Stochastic Value Gradients (SVG): use reparameterization for stochastic policies \(a=g(\varepsilon; s,\varphi)\).

Maximum-entropy RL and SAC

Soft objective \(J_{\alpha}(\pi)=\mathbb{E}[\sum_t\gamma^t(r_t+\alpha\mathcal{H}(\pi(\cdot\mid s_t)))]\).
Soft Bellman backups: \(Q(s,a)=r+\gamma\mathbb{E}_{s'}[V(s')]\), \(V(s)=\alpha\log\int \exp(Q(s,a)/\alpha)da\).
Soft Actor-Critic (SAC): off-policy, stochastic actor; critic matches soft Q, actor minimizes KL to Boltzmann \(\propto\exp((Q-\alpha\log\pi)/\alpha)\); temperature \(\alpha\) tuned to target entropy.
Provides intrinsic exploration and strong sample efficiency in continuous control; entropy plot below shows how higher temperature flattens the implied policy.

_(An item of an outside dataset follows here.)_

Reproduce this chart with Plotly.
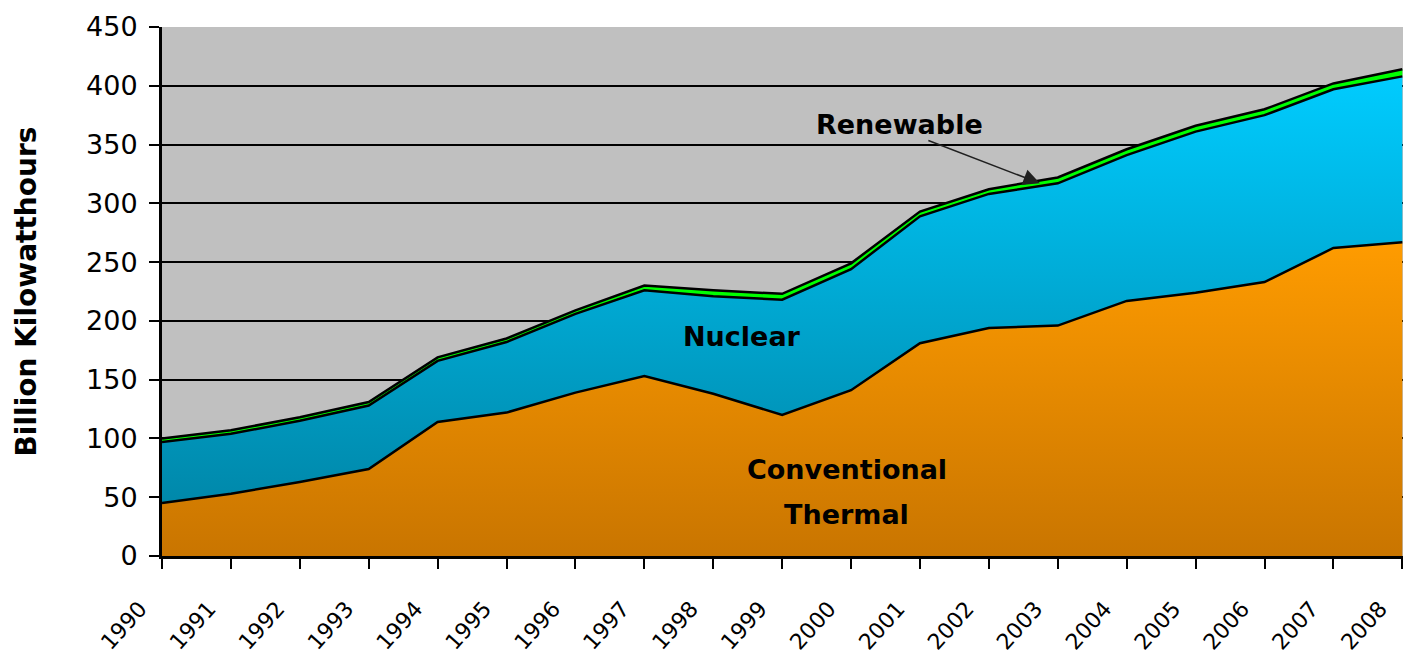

Preference-based RL & large models

RLHF/RLAIF pipeline: supervised fine-tune baseline model, learn reward model from preferences, optimize policy via PPO/GRPO with KL penalty to reference.
Objective \(\mathbb{E}[r_{\text{RM}}(y) - \beta\,\mathrm{KL}(\pi\|\pi_{\text{ref}})]\) ↔︎ probabilistic inference with KL regularization.
Critical for aligning large language models; relies on PPO/GRPO mechanics described above.

Practical heuristics & cross-links

Replay + target networks come from DQN and power DDPG/TD3/SAC.
Advantage baselines (A2C/GAE) inherit variance-reduction lemmas from variational inference.
Trust-region/clipping echo KL-constrained optimization in VI.
Entropy bonuses tie back to max-entropy active learning and variational inference.

Every deep RL algorithm is some combination of: replay, target networks, advantage estimates, trust-region regularization, and entropy bonuses. Keep these primitives handy.